In PySpark, changing DataFrame column names can be achieved using various methods. I’ll explain some of the common methods for renaming columns with examples.
Using the `withColumnRenamed` Method
The `withColumnRenamed` method is used to rename a specific column. It’s useful when you only need to rename a single column.
Example:
from pyspark.sql import SparkSession
# Initialize SparkSession
spark = SparkSession.builder \
.appName("Rename Column Example") \
.getOrCreate()
# Sample DataFrame
data = [("James", "Smith", "USA"), ("Michael", "Rose", "USA"), ("Robert", "Williams", "USA")]
columns = ["Firstname", "Lastname", "Country"]
df = spark.createDataFrame(data, schema=columns)
# Rename 'Firstname' to 'First_Name'
df_renamed = df.withColumnRenamed("Firstname", "First_Name")
df_renamed.show()
Output:
+----------+--------+-------+
|First_Name|Lastname|Country|
+----------+--------+-------+
| James| Smith| USA|
| Michael| Rose| USA|
| Robert|Williams| USA|
+----------+--------+-------+
Using the `toDF` Method
The `toDF` method can be used to rename all columns in the DataFrame. This method is useful when you need to change multiple column names at once.
Example:
# Rename all columns using toDF
new_columns = ["First_Name", "Last_Name", "Country_Name"]

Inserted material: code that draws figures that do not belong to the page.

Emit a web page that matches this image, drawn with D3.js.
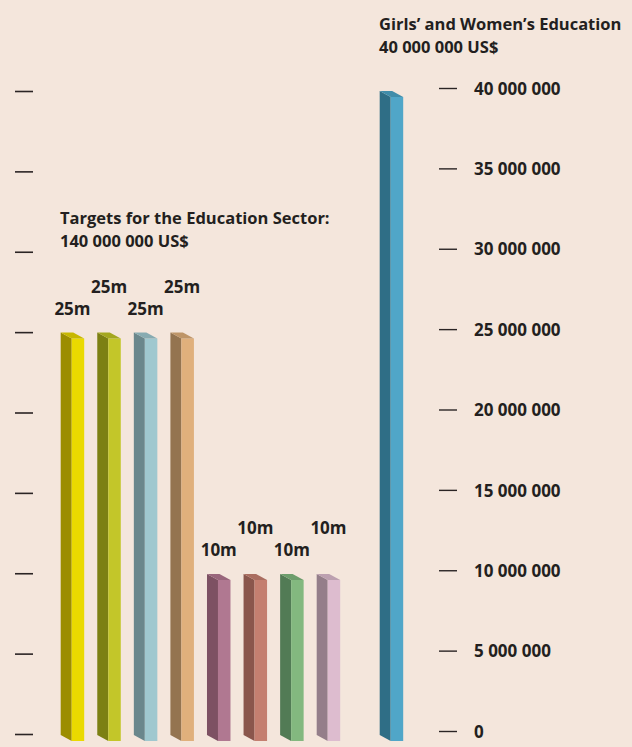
<!DOCTYPE html>
<html>
<head>
<meta charset="utf-8">
<script src="https://cdn.jsdelivr.net/npm/d3@7/dist/d3.min.js"></script>
<style>
  html, body { margin: 0; padding: 0; background: #f4e6dc; }
  svg { display: block; }
  text { font-family: "Open Sans", "Lato", sans-serif; font-weight: 700; fill: #231f20; }
</style>
</head>
<body>
<svg id="chart" width="632" height="747"></svg>
<script>
// Education sector targets (millions of US$)
const targetIds = ["t1", "t2", "t3", "t4", "t5", "t6", "t7", "t8"];
const targetValues = [25, 25, 25, 25, 10, 10, 10, 10];
const targetLabels = ["25m", "25m", "25m", "25m", "10m", "10m", "10m", "10m"];
const targetFront = ["#eada00", "#c3c629", "#9fc8cf", "#e0b07c", "#b07891", "#c47f70", "#83b87f", "#ddbccf"];
const targetSide  = ["#9c8d00", "#7c8013", "#6a878c", "#947450", "#7d5163", "#8a564c", "#527b55", "#947e8a"];

// Girls' and women's education (millions of US$)
const girlsValue = 40;
const girlsFront = "#50a6c8";
const girlsSide = "#2f6e86";

// Axis ticks (US$)
const tickValues = [0, 5000000, 10000000, 15000000, 20000000, 25000000, 30000000, 35000000, 40000000];

const svg = d3.select("#chart");
const W = 632, H = 747;
svg.append("rect").attr("width", W).attr("height", H).attr("fill", "#f4e6dc");

// Scales
const yBar = d3.scaleLinear().domain([0, 40]).range([741, 97]);
const yRight = d3.scaleLinear().domain([0, 40000000]).range([731, 88]);
const yLeft = d3.scaleLinear().domain([0, 40000000]).range([734, 91]);
const x = d3.scalePoint().domain(targetIds).range([71.7, 327.7]);
const xGirls = 390.7;

const faceW = 12.5;   // front face width
const depthX = 11;    // side depth to the left
const depthY = 6;     // side rise

const fmt = d3.formatLocale({ thousands: " ", grouping: [3], decimal: "." }).format(",");

// Left ticks (no labels)
const leftAxis = d3.axisRight(yLeft).tickValues(tickValues).tickSize(18).tickFormat("");
svg.append("g").attr("transform", "translate(15,0)").call(leftAxis)
  .call(g => g.select(".domain").remove())
  .call(g => g.selectAll(".tick line").attr("stroke", "#2a2424").attr("stroke-width", 1.6));

// Right axis with labels
const rightAxis = d3.axisRight(yRight).tickValues(tickValues).tickSize(18).tickPadding(17).tickFormat(fmt);
svg.append("g").attr("transform", "translate(439,0)").call(rightAxis)
  .call(g => g.select(".domain").remove())
  .call(g => g.selectAll(".tick line").attr("stroke", "#2a2424").attr("stroke-width", 1.4))
  .call(g => g.selectAll(".tick text")
    .attr("font-family", "Open Sans, Lato, sans-serif")
    .attr("font-weight", 800).attr("font-size", 17).attr("fill", "#231f20").attr("dy", "0.36em"));

// Draws one extruded bar whose front face starts at x0
function drawBar(g, x0, value, front, side) {
  const top = yBar(value), bottom = yBar(0);
  const cap = d3.interpolateRgb(side, front)(0.55);
  // side face
  g.append("path")
    .attr("d", `M${x0 - depthX},${top - depthY} L${x0},${top} L${x0},${bottom} L${x0 - depthX},${bottom - depthY} Z`)
    .attr("fill", side);
  // front face
  g.append("rect")
    .attr("x", x0).attr("y", top).attr("width", faceW).attr("height", bottom - top)
    .attr("fill", front);
  // top cap
  g.append("path")
    .attr("d", `M${x0 - depthX},${top - depthY} L${x0 - depthX + faceW},${top - depthY} L${x0 + faceW},${top} L${x0},${top} Z`)
    .attr("fill", cap);
}

const bars = svg.append("g");
targetIds.forEach((id, i) => {
  drawBar(bars, x(id), targetValues[i], targetFront[i], targetSide[i]);
});
drawBar(bars, xGirls, girlsValue, girlsFront, girlsSide);

// Value labels, alternating between two heights, centred over each bar
svg.append("g").selectAll("text")
  .data(targetIds)
  .join("text")
  .attr("x", (d) => x(d) - depthX / 2 + faceW / 2)
  .attr("y", (d, i) => yBar(targetValues[i]) - depthY - (i % 2 === 0 ? 18 : 40))
  .attr("text-anchor", "middle")
  .attr("font-size", 17)
  .attr("font-weight", 800)
  .text((d, i) => targetLabels[i]);

// Titles
const t1 = svg.append("text").attr("x", 60).attr("y", 224).attr("font-size", 16.5).attr("font-weight", 800);
t1.append("tspan").attr("x", 60).text("Targets for the Education Sector:");
t1.append("tspan").attr("x", 60).attr("y", 247).text("140 000 000 US$");

const t2 = svg.append("text").attr("x", 379).attr("y", 30).attr("font-size", 16.5).attr("font-weight", 800);
t2.append("tspan").attr("x", 379).text("Girls’ and Women’s Education");
t2.append("tspan").attr("x", 379).attr("y", 53).text("40 000 000 US$");
</script>
</body>
</html>
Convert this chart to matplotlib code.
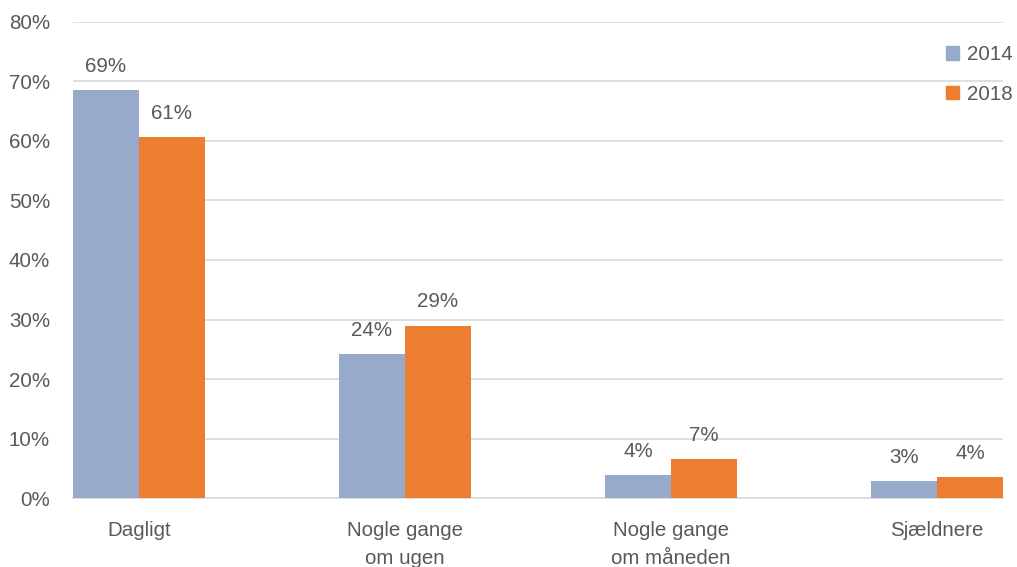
import matplotlib.pyplot as plt
import numpy as np
from matplotlib.patches import Patch

# Survey shares per frequency group (percent)
categories = ['Dagligt', 'Nogle gange\nom ugen', 'Nogle gange\nom måneden', 'Sjældnere']
years = ['2014', '2018']
share_2014 = [68.6, 24.2, 3.9, 2.9]
share_2018 = [60.6, 29.0, 6.6, 3.6]
y_ticks = [0, 10, 20, 30, 40, 50, 60, 70, 80]

blue = '#98AACC'
orange = '#ED7D31'
text_col = '#595959'
grid_col = '#D9D9D9'
fs = 14.8

plt.rcParams['font.family'] = ['Liberation Sans', 'DejaVu Sans']

fig = plt.figure(figsize=(10.17, 5.67), dpi=100)
ax = fig.add_axes([73 / 1017, 0.1212, 930 / 1017, 0.8405])

x = np.arange(len(categories))
w = 0.248
b1 = ax.bar(x - w / 2, share_2014, width=w, color=blue, zorder=3)
b2 = ax.bar(x + w / 2, share_2018, width=w, color=orange, zorder=3)

for bars, vals in ((b1, share_2014), (b2, share_2018)):
    for bar, v in zip(bars, vals):
        ax.annotate(f'{round(v):.0f}%', (bar.get_x() + bar.get_width() / 2, v),
                    xytext=(0, 17), textcoords='offset points',
                    ha='center', va='center', fontsize=fs, color=text_col)

ax.set_xlim(-0.248, 3.248)
ax.set_ylim(0, 80)
ax.set_yticks(y_ticks)
ax.set_yticklabels([f'{t}%' for t in y_ticks])
ax.set_xticks(x)
ax.set_xticklabels(categories, linespacing=1.6)
ax.tick_params(axis='both', length=0, labelsize=fs, labelcolor=text_col)
ax.tick_params(axis='y', pad=16.5)
ax.tick_params(axis='x', pad=16.5)
ax.yaxis.grid(True, color=grid_col, linewidth=1.2, zorder=0)
ax.set_axisbelow(True)
for s in ['top', 'right', 'left']:
    ax.spines[s].set_visible(False)
ax.spines['bottom'].set_color(grid_col)
ax.spines['bottom'].set_linewidth(1.2)

handles = [Patch(color=blue, label=years[0]), Patch(color=orange, label=years[1])]
fig.legend(handles=handles, loc='upper left', bbox_to_anchor=(936 / 1017, 1 - 35 / 567),
           frameon=False, fontsize=fs, handlelength=0.62, handleheight=0.62,
           handletextpad=0.4, labelspacing=1.0, borderpad=0, labelcolor=text_col)

fig.savefig('out.png', dpi=100)
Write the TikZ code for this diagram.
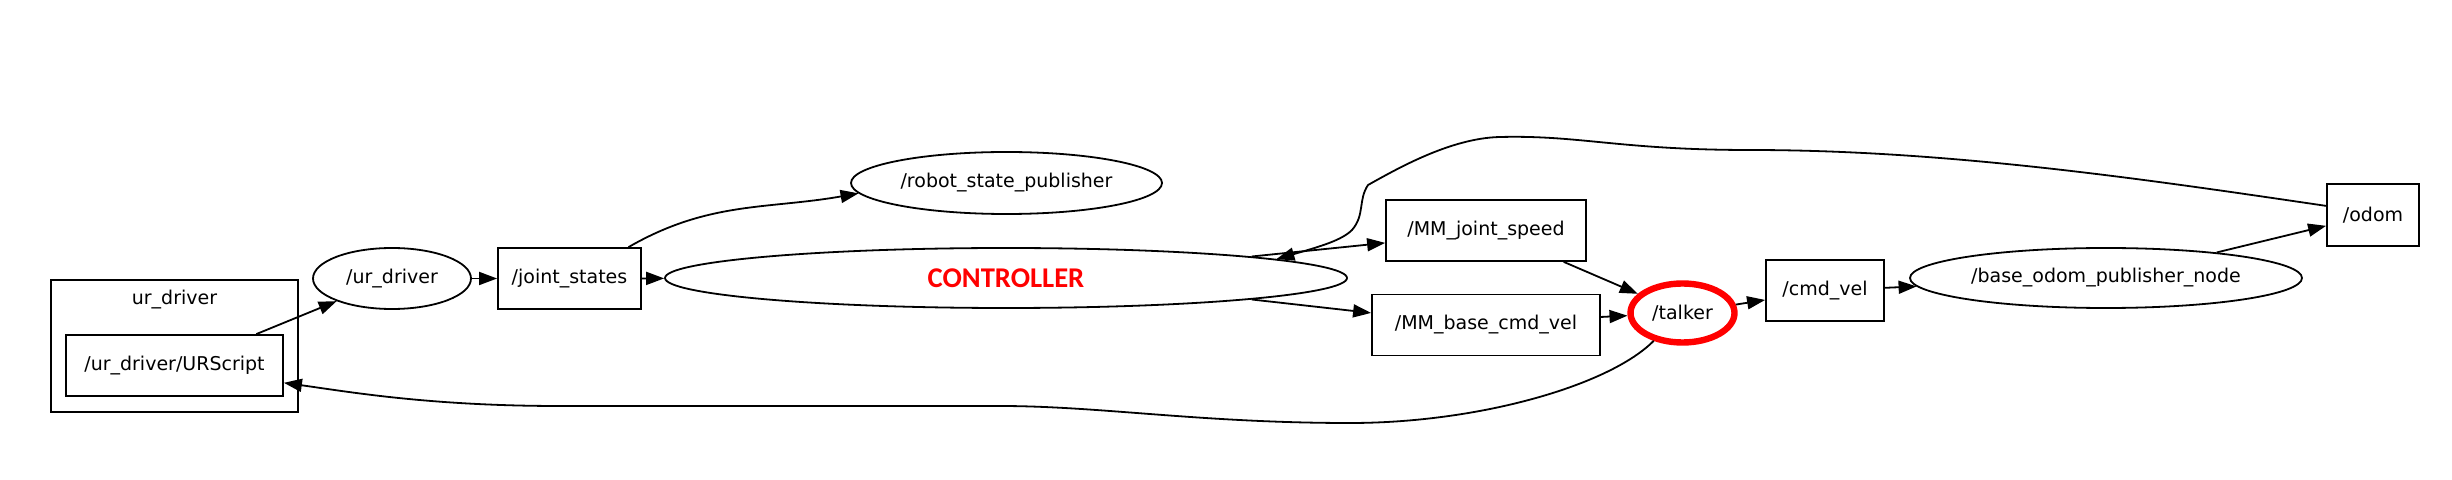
\documentclass[tikz,border=0pt]{standalone}
\usepackage{fontspec}
\setmainfont{DejaVu Sans}
\newfontfamily\ctrlfont{Carlito}
\usepackage{tikz}
\usetikzlibrary{positioning,shapes.geometric,arrows.meta}

\begin{document}
\begin{tikzpicture}[
  x=0.5pt,y=-0.5pt,
  every node/.style={font=\fontsize{9.5}{11}\selectfont,inner sep=0pt},
  topic/.style={rectangle,draw,line width=0.9pt,minimum height=30.5pt},
  rnode/.style={ellipse,draw,line width=0.9pt,minimum height=30.5pt},
  grpbox/.style={rectangle,draw,line width=0.9pt},
  arr/.style={-{Triangle[length=9pt,width=6.5pt]},line width=0.9pt},
]
\path[use as bounding box,fill=white] (0,0) rectangle (2452,480);

\node[grpbox,minimum width=123.5pt,minimum height=66pt] (grp) at (174.5,346) {};
\node (grplabel) at (174.5,300) {ur\_driver};
\node[topic,minimum width=108.5pt] (urscript) at (174.5,365.5) {/ur\_driver/URScript};
\node[rnode,minimum width=79pt] (urdriver) at (392,278.5) {/ur\_driver};
\node[topic,minimum width=71.5pt] (jstates) at (569.5,278.5) {/joint\_states};
\node[rnode,minimum width=155.5pt,minimum height=31pt] (rsp) at (1006.5,183) {/robot\_state\_publisher};
\node[rnode,minimum width=341pt,minimum height=30pt,
      font=\ctrlfont\bfseries\fontsize{14.3}{16}\selectfont,text=red] (ctrl) at (1006,278) {CONTROLLER};
\node[topic,minimum width=100pt] (mmjoint) at (1486,230.5) {/MM\_joint\_speed};
\node[topic,minimum width=114pt] (mmbase) at (1486,325) {/MM\_base\_cmd\_vel};
\node[rnode,draw=red,line width=3.2pt,minimum width=52pt,minimum height=29.5pt] (talker) at (1682.5,313) {/talker};
\node[topic,minimum width=59pt] (cmdvel) at (1825,290.5) {/cmd\_vel};
\node[rnode,minimum width=196pt,minimum height=30pt] (bodom) at (2106,278) {/base\_odom\_publisher\_node};
\node[topic,minimum width=46pt,minimum height=31pt] (odom) at (2373,215) {/odom};

\draw[arr] (urscript.21) -- (urdriver);
\draw[arr] (urdriver) -- (jstates);
\draw[arr] (jstates) -- (ctrl);
\draw[arr] (jstates.28) to[out=30,in=190] (rsp.184);
\draw[arr] (ctrl.5) -- (mmjoint.187);
\draw[arr] (ctrl.-5) -- (mmbase.174);
\draw[arr] (mmjoint.338) -- (talker);
\draw[arr] (mmbase.4) -- (talker);
\draw[arr] (talker) -- (cmdvel);
\draw[arr] (cmdvel) -- (bodom);
\draw[arr] (bodom.13) -- (odom.193);
\draw[arr] (odom.169) .. controls (2150,180) and (1950,150) .. (1750,150)
  .. controls (1620,150) and (1580,135) .. (1500,137)
  .. controls (1450,138) and (1395,170) .. (1368,185)
  .. controls (1358,200) and (1365,215) .. (1352,230)
  .. controls (1342,240) and (1322,246) .. (ctrl.4);
\draw[arr] (talker.224) .. controls (1610,385) and (1480,423) .. (1350,423)
  .. controls (1200,423) and (1100,406) .. (1000,406) -- (560,406)
  .. controls (430,406) and (350,392) .. (urscript.351);
\end{tikzpicture}
\end{document}
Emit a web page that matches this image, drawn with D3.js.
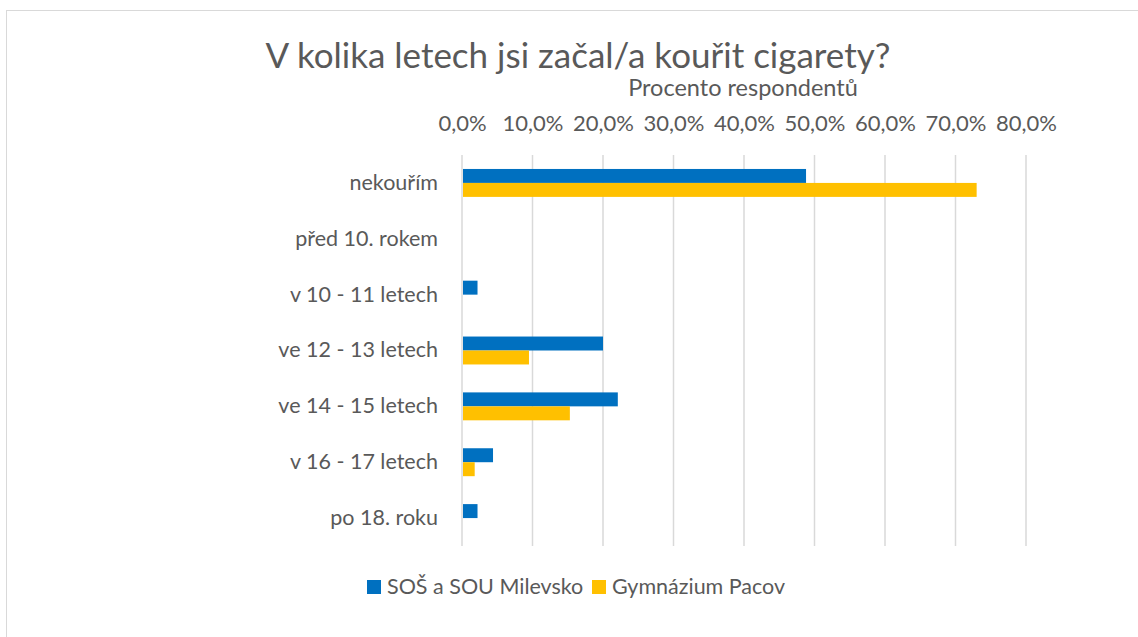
<!DOCTYPE html>
<html lang="cs">
<head>
<meta charset="UTF-8">
<title>V kolika letech jsi začal/a kouřit cigarety?</title>
<script src="https://d3js.org/d3.v7.min.js"></script>
<style>
  body { margin: 0; background: #fff; }
  svg text { font-family: Lato, "Open Sans", sans-serif; fill: #595959; }
</style>
</head>
<body>
<svg id="chart" width="1138" height="637"></svg>
<script>
  // data
  const categories = ["nekouřím", "před 10. rokem", "v 10 - 11 letech", "ve 12 - 13 letech",
                      "ve 14 - 15 letech", "v 16 - 17 letech", "po 18. roku"];
  const seriesNames = ["SOŠ a SOU Milevsko", "Gymnázium Pacov"];
  const milevsko = [48.8, 0, 2.2, 20.0, 22.1, 4.4, 2.2];
  const pacov = [73.0, 0, 0, 9.5, 15.3, 1.8, 0];
  const tickValues = [0, 10, 20, 30, 40, 50, 60, 70, 80];
  const colors = ["#0070c0", "#ffc000"];

  const svg = d3.select("#chart");
  const margin = { left: 462, right: 112, top: 155, bottom: 91 };
  const W = 1138, H = 637;

  // outer chart border (Excel-style)
  svg.append("rect")
    .attr("x", 6.5).attr("y", 10.5)
    .attr("width", 1140).attr("height", 640)
    .attr("fill", "none").attr("stroke", "#d9d9d9");

  const x = d3.scaleLinear().domain([0, 80]).range([margin.left, W - margin.right]);
  const y = d3.scaleBand().domain(categories).range([margin.top, H - margin.bottom]);
  const inner = d3.scaleBand().domain(seriesNames).range([0, y.bandwidth()]).paddingInner(0).paddingOuter(1.0);

  // gridlines
  svg.append("g").selectAll("line").data(tickValues).join("line")
    .attr("x1", d => x(d)).attr("x2", d => x(d))
    .attr("y1", margin.top).attr("y2", H - margin.bottom)
    .attr("stroke", "#d9d9d9").attr("stroke-width", 1.5);

  // top axis labels
  const axis = d3.axisTop(x).tickValues(tickValues).tickSize(0)
    .tickFormat(d => d.toFixed(1).replace(".", ",") + "%");
  const axisG = svg.append("g").attr("transform", "translate(0,134)").call(axis);
  axisG.select(".domain").remove();
  axisG.selectAll("text").attr("font-size", 22).attr("fill", "#595959");

  // category labels
  const yAxis = d3.axisLeft(y).tickSize(0).tickPadding(24);
  const yG = svg.append("g").attr("transform", `translate(${margin.left},0)`).call(yAxis);
  yG.select(".domain").remove();
  yG.selectAll("text").attr("font-size", 21.5).attr("fill", "#595959");

  // bars
  const rows = categories.map((c, i) => ({ c, vals: [milevsko[i], pacov[i]] }));
  const grp = svg.append("g").selectAll("g").data(rows).join("g")
    .attr("transform", d => `translate(0,${y(d.c)})`);
  grp.selectAll("rect").data(d => d.vals.map((v, k) => ({ v, k }))).join("rect")
    .attr("x", x(0) + 1)
    .attr("y", d => inner(seriesNames[d.k]))
    .attr("width", d => d.v > 0 ? x(d.v) - x(0) - 1 : 0)
    .attr("height", inner.bandwidth())
    .attr("fill", d => colors[d.k]);

  // titles
  svg.append("text").attr("x", 578).attr("y", 68).attr("text-anchor", "middle")
    .attr("font-size", 35).text("V kolika letech jsi začal/a kouřit cigarety?");
  svg.append("text").attr("x", 743).attr("y", 96).attr("text-anchor", "middle")
    .attr("font-size", 23.5).text("Procento respondentů");

  // legend
  const legend = svg.append("g").attr("transform", "translate(367,580)");
  const lx = [0, 225];
  seriesNames.forEach((n, i) => {
    const g = legend.append("g").attr("transform", `translate(${lx[i]},0)`);
    g.append("rect").attr("width", 14).attr("height", 14).attr("fill", colors[i]);
    g.append("text").attr("x", 20).attr("y", 14).attr("font-size", 21.5).text(n);
  });
</script>
</body>
</html>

df_renamed_all = df.toDF(*new_columns)
df_renamed_all.show()
Output:
+----------+---------+------------+
|First_Name|Last_Name|Country_Name|
+----------+---------+------------+
| James| Smith| USA|
| Michael| Rose| USA|
| Robert| Williams| USA|
+----------+---------+------------+
Using the `alias` Method in `selectExpr`
Another method to rename multiple columns is using the `selectExpr` with aliasing.
Example:
# Rename columns using selectExpr and alias method
df_alias = df.selectExpr("Firstname as First_Name", "Lastname as Last_Name", "Country as Country_Name")
df_alias.show()
Output:
+----------+---------+------------+
|First_Name|Last_Name|Country_Name|
+----------+---------+------------+
| James| Smith| USA|
| Michael| Rose| USA|
| Robert| Williams| USA|
+----------+---------+------------+
Comparison Table of Methods
Here’s a comparison table of the different methods to rename columns in PySpark:
Method | Description | Use Case |
---|---|---|
withColumnRenamed | Renames a single column | Useful for renaming a specific column |
toDF | Renames all columns | Useful for renaming all columns at once |
selectExpr | Renames multiple columns using alias | Useful for renaming multiple specific columns with more flexibility |
Each method has its own advantages depending on the situation and requirement. Choose the method that best fits your use case.